As the co-founder of Studio Ghibli, Toshio Suzuki has worked with director Hayao Miyazaki on many films. With The Boy and the Heron, he was able to help bring Miyazaki’s semi-autobiographical fantasy story to life.
In his most personal work to date, Miyazaki’s The Boy and the Heron follows the story of a young boy named Mahito, who has recently lost his mother. Along with a cunning and deceptive gray heron, he journeys to a mysterious world outside of time where the dead and the living coexist. Suzuki says the core of the story had to change when Miyazaki’s mentor and friend, Isao Takahata, passed away. This led to a focus on the strange friendship between Mahito and the heron.
DEADLINE: Where did the story come from?
TOSHIO SUZUKI: [Miyazaki]’s never done a film where he himself is the protagonist, so he felt that he needed to do that while he’s alive. His past works had a female protagonist, but this time he wanted to tell his own story, so the protagonist was going to be a boy. As a producer, I wasn’t sure of that because looking at a lot of, not just animation, but live action films, I thought that female protagonists would draw more audiences. That’s why I wasn’t too sure with the idea of having a boy protagonist, but Miyazaki insisted that this time, because it’s based on his himself, he’s going to tell a story of a real life boy. Not just an ideal character who’s very perfect and positive, he wanted to portray someone that has these very complex feelings inside him, sometimes ill will or malice, and how that boy at a young age would overcome those things.

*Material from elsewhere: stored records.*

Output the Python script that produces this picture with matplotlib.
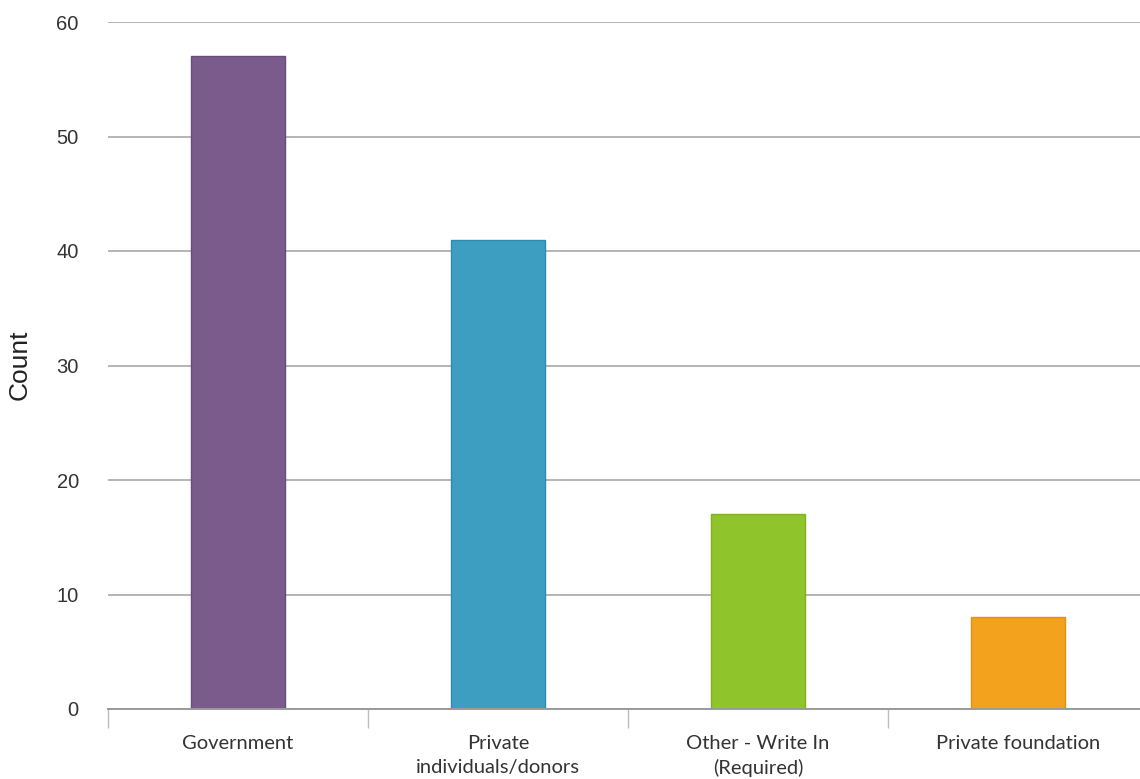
import matplotlib.pyplot as plt
import numpy as np

plt.rcParams["font.family"] = ["Lato", "DejaVu Sans"]

categories = ["Government", "Private\nindividuals/donors", "Other - Write In\n(Required)", "Private foundation"]
counts = [57, 41, 17, 8]
colors = ["#7a5b8c", "#3d9ec1", "#8fc52a", "#f2a21c"]
edges = ["#6a4c7c", "#3189ab", "#7fb21f", "#e09214"]
yticks = [0, 10, 20, 30, 40, 50, 60]

fig = plt.figure(figsize=(11.4, 7.79), dpi=100)
ax = fig.add_axes([108 / 1140, 70 / 779, 1040 / 1140, 687 / 779])

x = np.arange(len(categories))
ax.bar(x, counts, width=0.36, color=colors, edgecolor=edges, linewidth=1, zorder=3)

ax.set_xlim(-0.5, len(categories) - 0.5)
ax.set_ylim(0, 60)
ax.set_yticks(yticks)
ax.set_yticklabels([str(v) for v in yticks], family=["Liberation Sans", "DejaVu Sans"])
ax.yaxis.grid(True, color="#b4b4b4", linewidth=1.4, zorder=0)
ax.tick_params(axis="y", length=0, pad=21, labelsize=14.5, labelcolor="#333333")

ax.set_xticks(x)
ax.set_xticklabels(categories, fontsize=14.5, color="#333333", va="top", linespacing=1.45)
ax.tick_params(axis="x", which="major", length=0, pad=19)
ax.set_xticks(np.arange(-0.5, len(categories), 1.0), minor=True)
ax.tick_params(axis="x", which="minor", length=14, width=1, color="#bdbdbd")

for side in ["left", "right", "top"]:
    ax.spines[side].set_visible(False)
ax.spines["bottom"].set_color("#9a9a9a")
ax.spines["bottom"].set_linewidth(1.4)
ax.spines["bottom"].set_zorder(4)

fig.text(20 / 1140, (779 - 365) / 779, "Count", rotation=90, ha="center", va="center",
         fontsize=19, color="#222222", family=["Liberation Sans", "DejaVu Sans"])

fig.savefig("out.png", dpi=100, facecolor="white")
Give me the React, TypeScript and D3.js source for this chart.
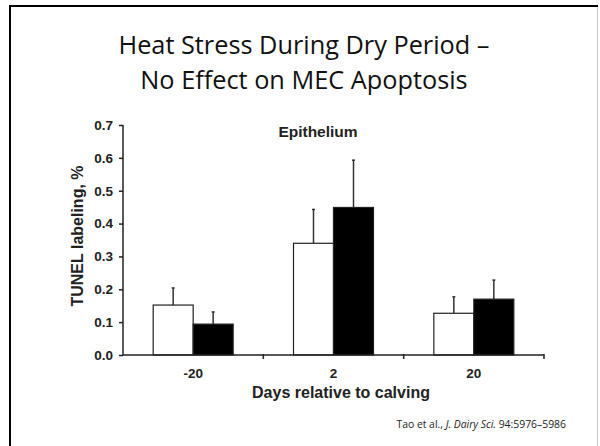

DEADLINE: Can you talk about the character of the Heron?
SUZUKI: This was by accident. In his home, he has a small garden and every morning he would go out into the garden and smoke cigarettes. That’s how he starts his day. One day, this heron just happened to land in his garden and was drinking the water from a small pond. The Heron would randomly appear, like he would appear one day but the next day he won’t, but then he appears again. Eventually, he started to come every day. So that was when Miyazaki decided that for the sidekick of the protagonist, the lead character, he would do a Heron.
There was another incident that convinced him to make the Heron the sidekick. Every Sunday, he would join the neighborhood in cleaning up a neighborhood river. When he was there at the river, there was a heron that came flying by, and he noticed that it was the same heron that comes in the morning and drinks water at his garden’s pond. So, he felt very close to that heron for that.
DEADLINE: What were some memorable moments while working on this film?
SUZUKI: The most memorable moment during the making of this film was that the core narrative of the story changed midway. This film for Miyazaki was autobiographical. He was telling his own story at the beginning, and It was about the boy and the great uncle, with the great uncle character that was supposed to be the centerpiece. That character was based on [Studio Ghibli co-founder Isao Takahata]. However, unfortunately, Takahata passed away during the making of the film, and that was very shocking for Miyazaki. For a long time, he wasn’t able to continue working on the storyboard, so we decided to change the centerpiece of the story from the boy and the great uncle to the relationship between the boy and the heron.
To add to that, Takahata was his senior animator, he was his colleague, he was his peer, he was his friend. But more than anything, he was the person who actually discovered his talent and brought that talent out, so he owed him so much. So in the beginning, the story was meant to be how Miyazaki, or the protagonist, would come of age. It was about growing and maturing into his own, under the guidance of his senior. That was the theme of the film. But then, because of Takahata’s passing, he just immediately threw that away and the story turned into a film about the blossoming friendship between the boy and the heron.